Sinopse
Fahrenheit 451 (160 pp.) é uma das maiores obras-primas de ficção científica de todos os tempos (ou seria, se se tratasse, de fato, de ficção científica).
E ganha agora uma versão em quadrinhos de altíssimo nível gráfico por Tim Hamilton – autorizada e avalisada por Ray Bradbury na introdução – para o selo Globo Graphics.
Além da qualidade gráfica, o texto, com a impactante narração do personagem principal (aqui em tradução de Ricardo Lísias), é diretamente calcado na novela original.
Comparem-se as frases de abertura: “Queimar era um prazer. Era um prazer especial ver as coisas serem devoradas, ver as coisas serem enegrecidas e alteradas”; “Era um prazer atear fogo.
Era um prazer especial ver as coisas sendo consumidas, ver as coisas escurecendo e mudando de forma...”.
Fahrenheit 451 é, na verdade, uma obra de ficção política, uma distopia, ou antiutopia, na linha e na linhagem do 1984 de Orwell e do Admirável mundo novo de Huxley (com os quais forma a grande tríade das distopias literárias do século XX). 451 graus Farenheit, ou 233 graus Celsius, é a temperatura de combustão do papel comum. Logo, dos livros.
E os livros são os instrumentos que “incendeiam” as ideias.
A sociedade de Fahrenheit 451, porém, é uma sociedade que preza acima de tudo a paz.
O caminho da paz, para ela, passa por dois elementos fundamentais: um, material, o outro, espiritual.
Materialmente, trata-se de suprir as necessidades básicas dos cidadãos. Nessa sociedade afluente e racional, todos vivem em casas confortáveis, vestem-se e se alimentam satisfatoriamente, têm empregos e contam, para se entreter, com úbiquas telas de TV, por onde participam interminavelmente de programas interativos (o livro foi escrito nos anos 1940, o que o torna terrivelmente premonitório).
Mas a satisfação material não garante a paz social se houver insatisfação espiritual.
Isto é, se existirem a imaginação, a fantasia, os questionamentos, as alternativas.
Tudo aquilo de que os livros são depositários.
A história, a literatura, a filosofia, a poesia, a religião, a política, as biografias, tornam-se uma ameaça à uniformidade passiva e satisfeita.
Os livros são, portanto, proibidos.
Porém proibir os livros não elimina os já publicados.
Para isso existem os bombeiros, agentes especializados em localizar livros escondidos e em queimá-los in loco (não há necessidade de agentes para combater incêndios, pois as casas, ao contrário das mentes, são agora a prova de fogo).
Felizmente, como demonstra o surpreendente final, bombeiros com lança-chamas não podem queimar a memória...

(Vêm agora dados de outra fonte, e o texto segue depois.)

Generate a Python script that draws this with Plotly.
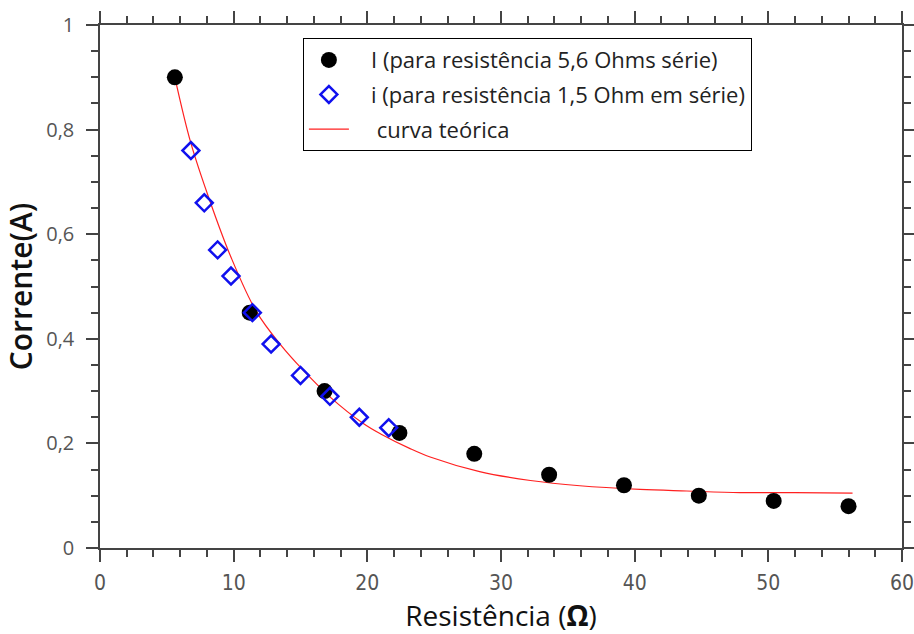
import plotly.graph_objects as go

# Series I (5,6 Ohm in series)
r_big = [5.6, 11.2, 16.8, 22.4, 28.0, 33.6, 39.2, 44.8, 50.4, 56.0]
i_big = [0.90, 0.45, 0.30, 0.22, 0.18, 0.14, 0.12, 0.10, 0.09, 0.08]

# Series i (1,5 Ohm in series)
r_small = [6.8, 7.8, 8.8, 9.8, 11.4, 12.8, 15.0, 17.2, 19.4, 21.6]
i_small = [0.76, 0.66, 0.57, 0.52, 0.45, 0.39, 0.33, 0.29, 0.25, 0.23]

# Theoretical curve
r_curve = [5.6, 6.8, 8.2, 9.8, 11.7, 13.5, 15.2, 17.2, 19.7, 21.0, 23.2, 24.7,
           28.4, 32.2, 35.9, 40.4, 43.9, 47.9, 52.0, 56.3]
i_curve = [0.90, 0.774, 0.665, 0.556, 0.452, 0.389, 0.340, 0.289, 0.238, 0.218,
           0.190, 0.174, 0.146, 0.129, 0.119, 0.112, 0.109, 0.106, 0.106, 0.105]

names = ["   I (para resistência 5,6 Ohms série)",
         "   i (para resistência 1,5 Ohm em série)",
         "    curva teórica"]

fig = go.Figure()
fig.add_trace(go.Scatter(
    x=r_curve, y=i_curve, mode="lines", name=names[2], legendrank=3,
    legendgroup="c", line=dict(color="#ff2020", width=1.2, shape="spline")))
fig.add_trace(go.Scatter(
    x=r_big, y=i_big, mode="markers", name=names[0], legendrank=1,
    legendgroup="a", marker=dict(symbol="circle", size=16, color="black",
                                 line=dict(width=0))))
fig.add_trace(go.Scatter(
    x=r_small, y=i_small, mode="markers", name=names[1], legendrank=2,
    legendgroup="b", marker=dict(symbol="diamond-open", size=13, color="#1010ee",
                                 line=dict(width=2.5, color="#1010ee"))))

axis_common = dict(
    showline=True, linecolor="#444", linewidth=1.5, mirror="ticks",
    ticks="outside", ticklen=12, tickwidth=1.5, tickcolor="#444",
    showgrid=False, zeroline=False, automargin=False,
    ticklabeloverflow="allow",
)

fig.update_xaxes(
    **axis_common, range=[0, 60], dtick=10, tick0=0,
    minor=dict(ticks="outside", ticklen=7, dtick=2, tickcolor="#444", tickwidth=1.5),
    tickfont=dict(family="Liberation Sans Narrow, DejaVu Sans Condensed, Open Sans",
                  size=21, color="#555"),
    ticklabelstandoff=3,
    title=dict(text="Resistência (<b>Ω</b>)",
               font=dict(family="Open Sans", size=28, color="#111")),
)
fig.update_yaxes(
    **axis_common, range=[0, 1], dtick=0.2, tick0=0,
    minor=dict(ticks="outside", ticklen=7, dtick=0.05, tickcolor="#444", tickwidth=1.5),
    tickfont=dict(family="Open Sans", size=20, color="#555"),
    ticklabelstandoff=8,
    title=dict(text="Corrente(A)",
               font=dict(family="Open Sans", size=30, color="#111", weight=600)),
)

fig.update_layout(
    width=914, height=634, separators=",.",
    margin=dict(l=100, r=12, t=25, b=86),
    plot_bgcolor="white", paper_bgcolor="white",
    legend=dict(x=0.253, y=0.975, xanchor="left", yanchor="top",
                bgcolor="white", bordercolor="black", borderwidth=1,
                font=dict(family="Open Sans", size=22, color="#222"),
                traceorder="grouped", tracegroupgap=3, itemwidth=40),
)

fig.write_html("out.html")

Também uma história de amor (o amor pelos livros e o amor do bombeiro Montag pela bela, delicada e delicadamente insatisfeita Clarisse), Farenheit 451 foi filmado de modo magistral por François Truffaut em 1966.
Há duas grandes diferenças de tratamento visual entre o filme e esta graphic novel.
O futuro de Truffaut é clean, o anti-Blade Runner.
Nem multidões multiétnicas compactas, nem megalópoles misturando tempos e estéticas, mas um vasto subúrbio gramado, com casas silenciosas espalhadas por ruas vazias.
Já a versão de Tim Hamilton é equidistante entre a limpeza racionalista de Truffaut e a pletora visual de Blade Runner: sua cidade se parece, simplesmente, com as nossas.
Além disso, o foco visual de Truffaut eram as ações e os movimentos dos bombeiros e os vastos vazios da pseudocidade espalhada pelo campo: o futuro de Truffaut é melancolicamente vazio de pessoas.
A versão de Hamilton, por outro lado, com sua montagem extremamente dinâmica, é cheia de cenas em foco fechado, dando destaque, alternadamente, às queimas dos livros e à paisagem sutil das faces humanas.
Poucas vezes um grande livro se prestou tão perfeitamente à grande uma versão gráfica.